L and R are functions of panoration angle, but what kind of functions? Well, it is a well known fact that:
sin²𝛂 + cos²𝛂 = 1 ,
for all angles 𝛂. For center panned sounds 𝛂 = 𝛑/4 radians (45°). If our panoration angle is 𝛏 in radians, we get 𝛂 as a function:
𝛂 = 𝛑/4 + 𝛃 * 𝛏 ,
where 𝛃 is frequency dependent coeffient calculated so that it gives proper ILD levels based of HRTF approximation. For low frequences (ILD = 3 dB for hard-panned sounds) 𝛃 ≈ 0.1 and for the high treble frequencies (ILD ≈ 20 dB) 𝛃 ≈ 0.47.

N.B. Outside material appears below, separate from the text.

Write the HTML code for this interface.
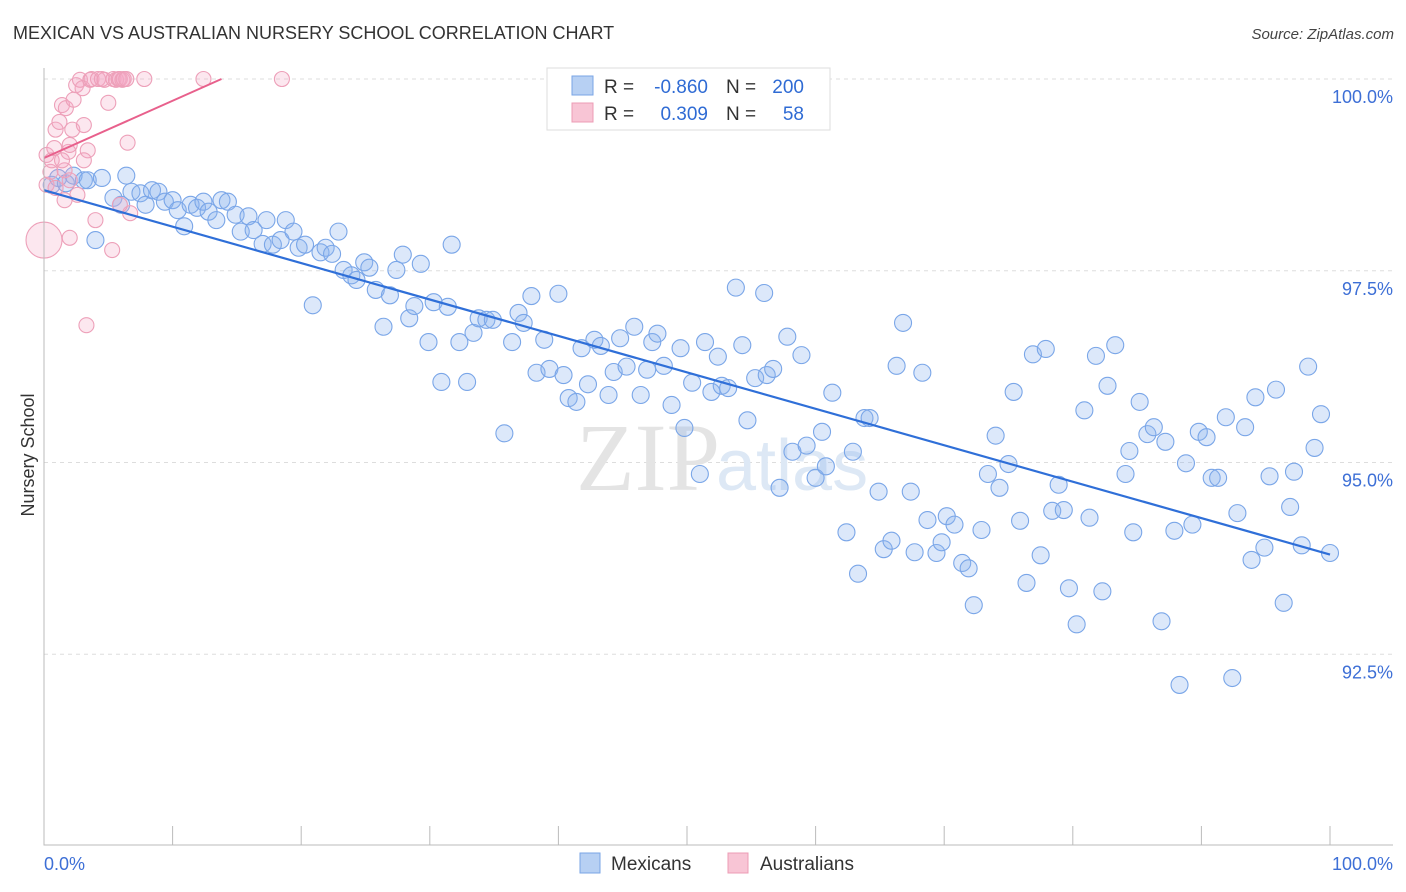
<!DOCTYPE html>
<html><head><meta charset="utf-8"><style>
body{margin:0;background:#fff;font-family:"Liberation Sans",sans-serif;}
svg{display:block}
</style></head><body>
<svg id="chart" width="1406" height="892">
<text x="13" y="39" font-size="18" fill="#333">MEXICAN VS AUSTRALIAN NURSERY SCHOOL CORRELATION CHART</text>
<text x="1394" y="39" font-size="15" fill="#444" font-style="italic" text-anchor="end">Source: ZipAtlas.com</text>
<g id="grid"></g>
<text x="720" y="490" font-size="96" fill="#e4e4e4" text-anchor="end" font-family="Liberation Serif">ZIP</text>
<text x="716" y="490" font-size="72" fill="#dde8f5">atlas</text>
<g id="marks"></g>
<g id="axes"></g>
<text transform="translate(34,455) rotate(-90)" font-size="18" fill="#333" text-anchor="middle">Nursery School</text>
<g>
<rect x="547" y="68" width="283" height="62" fill="#fff" stroke="#ddd"/>
<rect x="572" y="76" width="21" height="19" fill="#b7d0f3" stroke="#7aa5e6"/>
<rect x="572" y="103" width="21" height="19" fill="#f8c5d5" stroke="#ec9cb5"/>
<text x="604" y="93" font-size="19" fill="#333">R =</text>
<text x="708" y="93" font-size="19" fill="#2f6bd4" text-anchor="end">-0.860</text>
<text x="726" y="93" font-size="19" fill="#333">N =</text>
<text x="804" y="93" font-size="19" fill="#2f6bd4" text-anchor="end">200</text>
<text x="604" y="120" font-size="19" fill="#333">R =</text>
<text x="708" y="120" font-size="19" fill="#2f6bd4" text-anchor="end">0.309</text>
<text x="726" y="120" font-size="19" fill="#333">N =</text>
<text x="804" y="120" font-size="19" fill="#2f6bd4" text-anchor="end">58</text>
</g>
<g><rect x="580" y="853" width="20" height="20" fill="#b7d0f3" stroke="#7aa5e6"/><text x="611" y="870" font-size="19" fill="#333">Mexicans</text></g>
<g><rect x="728" y="853" width="20" height="20" fill="#f8c5d5" stroke="#ec9cb5"/><text x="760" y="870" font-size="19" fill="#333">Australians</text></g>
</svg>
<script>
const blueX=[0.6,1.1,1.7,2.3,3.1,3.4,4.5,6.4,4.0,5.4,6.0,6.8,7.5,7.9,8.4,8.9,9.4,10.0,10.4,10.9,11.4,11.9,12.4,12.8,13.4,13.8,14.3,14.9,15.3,15.9,16.3,17.0,17.3,17.8,18.4,18.8,19.4,19.8,20.3,20.9,21.5,21.9,22.4,22.9,23.3,23.9,24.3,24.9,25.3,25.8,26.4,26.9,27.4,27.9,28.4,28.8,29.3,29.9,30.3,30.9,31.4,31.7,32.3,32.9,33.4,33.8,34.4,34.9,35.8,36.4,36.9,37.3,37.9,38.3,38.9,39.3,40.0,40.4,40.8,41.4,41.8,42.3,42.8,43.3,43.9,44.3,44.8,45.3,45.9,46.4,46.9,47.3,47.7,48.2,48.8,49.5,49.8,50.4,51.0,51.4,51.9,52.4,52.7,53.2,53.8,54.3,54.7,55.3,56.0,56.2,56.7,57.2,57.8,58.2,58.9,59.3,60.0,60.5,60.8,61.3,62.4,62.9,63.3,63.8,64.2,64.9,65.3,65.9,66.3,66.8,67.4,67.7,68.3,68.7,69.4,69.8,70.2,70.8,71.4,71.9,72.3,72.9,73.4,74.0,74.3,75.0,75.4,75.9,76.4,76.9,77.5,77.9,78.4,78.9,79.3,79.7,80.3,80.9,81.3,81.8,82.3,82.7,83.3,84.1,84.4,84.7,85.2,85.8,86.3,86.9,87.2,87.9,88.3,88.8,89.3,89.8,90.4,90.8,91.3,91.9,92.4,92.8,93.4,93.9,94.2,94.9,95.3,95.8,96.4,96.9,97.2,97.8,98.3,98.8,99.3,100.0];
const blueY=[98.62,98.71,98.64,98.74,98.68,98.68,98.71,98.74,97.90,98.45,98.36,98.53,98.51,98.36,98.55,98.53,98.40,98.42,98.29,98.08,98.36,98.32,98.40,98.27,98.16,98.42,98.40,98.23,98.01,98.21,98.03,97.85,98.16,97.84,97.90,98.16,98.01,97.80,97.84,97.05,97.74,97.80,97.72,98.01,97.51,97.44,97.38,97.61,97.54,97.25,96.77,97.18,97.51,97.71,96.88,97.04,97.59,96.57,97.09,96.05,97.03,97.84,96.57,96.05,96.69,96.88,96.86,96.86,95.38,96.57,96.95,96.82,97.17,96.17,96.60,96.22,97.20,96.14,95.84,95.79,96.49,96.02,96.60,96.52,95.88,96.18,96.62,96.25,96.77,95.88,96.21,96.57,96.68,96.26,95.75,96.49,95.45,96.04,94.85,96.57,95.92,96.38,96.00,95.97,97.28,96.53,95.55,96.10,97.21,96.14,96.22,94.67,96.64,95.14,96.40,95.22,94.80,95.40,94.95,95.91,94.09,95.14,93.55,95.58,95.58,94.62,93.87,93.98,96.26,96.82,94.62,93.83,96.17,94.25,93.82,93.96,94.30,94.19,93.69,93.62,93.14,94.12,94.85,95.35,94.67,94.98,95.92,94.24,93.43,96.41,93.79,96.48,94.37,94.71,94.38,93.36,92.89,95.68,94.28,96.39,93.32,96.00,96.53,94.85,95.15,94.09,95.79,95.37,95.46,92.93,95.27,94.11,92.10,94.99,94.19,95.40,95.33,94.80,94.80,95.59,92.19,94.34,95.46,93.73,95.85,93.89,94.82,95.95,93.17,94.42,94.88,93.92,96.25,95.19,95.63,93.82];
const pinkX=[0.2,0.2,0.5,0.6,0.8,0.9,1.2,1.4,1.7,1.9,2.0,2.0,2.2,2.3,2.5,2.8,3.0,3.1,3.3,3.4,3.6,3.7,4.0,4.2,4.5,4.7,5.0,5.3,5.4,5.6,5.8,5.9,6.1,6.2,6.4,6.5,6.7,5.9,7.8,12.4,18.5,1.6,1.4,2.6,3.1,1.6,0.9,2.0];
const pinkY=[98.62,99.01,98.79,98.94,99.10,99.34,99.44,99.66,99.62,99.05,99.14,97.93,99.34,99.73,99.92,99.99,99.88,99.40,96.79,99.07,99.99,100.0,98.16,100.0,100.0,99.99,99.69,97.77,100.0,99.99,100.0,100.0,99.99,100.0,100.0,99.17,98.25,98.36,100.0,100.0,100.0,98.81,98.94,98.49,98.94,98.42,98.58,98.68];
const bigPinkX=[0.0], bigPinkY=[97.90];
const blueTrendX=[0,100], blueTrendY=[98.55,93.80];
const pinkTrendX=[0,13.8], pinkTrendY=[98.97,100.0];
const yTicks=[100,97.5,95,92.5], yTickLabels=["100.0%","97.5%","95.0%","92.5%"];
const xTicks=[0,10,20,30,40,50,60,70,80,90,100];

const NS="http://www.w3.org/2000/svg";
const sx=v=>44+v*12.86;
const sy=v=>79+(100-v)*76.7;
function mk(tag,attrs,parent){const e=document.createElementNS(NS,tag);for(const k in attrs)e.setAttribute(k,attrs[k]);parent.appendChild(e);return e;}
const grid=document.getElementById('grid'),marks=document.getElementById('marks'),axes=document.getElementById('axes');
yTicks.forEach((t,i)=>{
 const l=mk('line',{x1:44,x2:1393,y1:sy(t),y2:sy(t),stroke:'#ddd','stroke-dasharray':'4,4'},grid);
 
 
 const tx=mk('text',{x:1393,y:sy(t)+24,'font-size':18,fill:'#3d6fd6','text-anchor':'end'},axes);
 tx.textContent=yTickLabels[i];
 
 
});
const ax=mk('path',{d:'M44 68V845H1393',fill:'none',stroke:'#bbb'},axes);


xTicks.forEach(t=>{
 const l=mk('line',{x1:sx(t),x2:sx(t),y1:826,y2:845,stroke:'#bbb'},axes);
 
 
});
const xl0=mk('text',{x:44,y:870,'font-size':18,fill:'#3d6fd6'},axes);xl0.textContent='0.0%';


const xl1=mk('text',{x:1393,y:870,'font-size':18,fill:'#3d6fd6','text-anchor':'end'},axes);xl1.textContent='100.0%';



blueX.forEach((x,i)=>{
 const c=mk('circle',{cx:sx(x),cy:sy(blueY[i]),r:8.5,fill:'rgba(140,180,240,0.3)',stroke:'#7aa6e8','stroke-width':1.1},marks);
 
 
});
pinkX.forEach((x,i)=>{
 const c=mk('circle',{cx:sx(x),cy:sy(pinkY[i]),r:7.5,fill:'rgba(244,170,196,0.28)',stroke:'#eda0b9','stroke-width':1.1},marks);
 
 
});
bigPinkX.forEach((x,i)=>{
 const c=mk('circle',{cx:sx(x),cy:sy(bigPinkY[i]),r:18,fill:'rgba(244,170,196,0.28)',stroke:'#eda0b9','stroke-width':1.1},marks);
 
 
});
const bt=mk('line',{x1:sx(blueTrendX[0]),y1:sy(blueTrendY[0]),x2:sx(blueTrendX[1]),y2:sy(blueTrendY[1]),stroke:'#2f6fd8','stroke-width':2.2},marks);


const pt=mk('line',{x1:sx(pinkTrendX[0]),y1:sy(pinkTrendY[0]),x2:sx(pinkTrendX[1]),y2:sy(pinkTrendY[1]),stroke:'#e8608c','stroke-width':2},marks);


</script>
</body></html>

ISD (Interaural Spectral Difference)
To implement this frequency dependent ILD ( ISD actually ), the sound is divided into lower and upper frequency band at about 800 Hz above which the shadow effect of head becomes much larger. The gain values are calculated for both channels and both lower and higher frequency bands and when the bands are mixed together, the sum has a reasonable approximation of how the shadow effect increases from low to high frequencies:
L_low = cos ( 𝛑/4 + 0.1 * 𝛏 )
L_high = cos ( 𝛑/4 + 0.47 * 𝛏 )
R_low = sin ( 𝛑/4 + 0.1 * 𝛏 )
R_high = sin ( 𝛑/4 + 0.47 * 𝛏 )
ITD (Interaural Time Difference)
ITD is pretty easy, especially, if we assume a linear relation between ITD and angle, which is not far from the truth. The delays (in microseconds) for left and right channel would be of the form:
delay_left = ( 𝛑/2 + 𝛏 ) * 640 / 𝛑
delay_right = ( 𝛑/2 - 𝛏 ) * 640 / 𝛑
This means that left and right channel together are delayed 640 microseconds ( = max ITD): Centered sounds are delayed 320 microseconds in both channels so that ITD is zero.
Comments
This approach means headphone panoration in free field avoid of any primary spatial cues present with speakers such as early reflections of reverberation. Adding simulation of these cues into the panoration process can make the result even more natural, but increases the complexity level dramatically.
I am currently writing a Nyquist plugin to test out these ideas to gain more understanding of headphone spatiality. The holy grail would be a super-panoration method that works well for both speakers and headphones.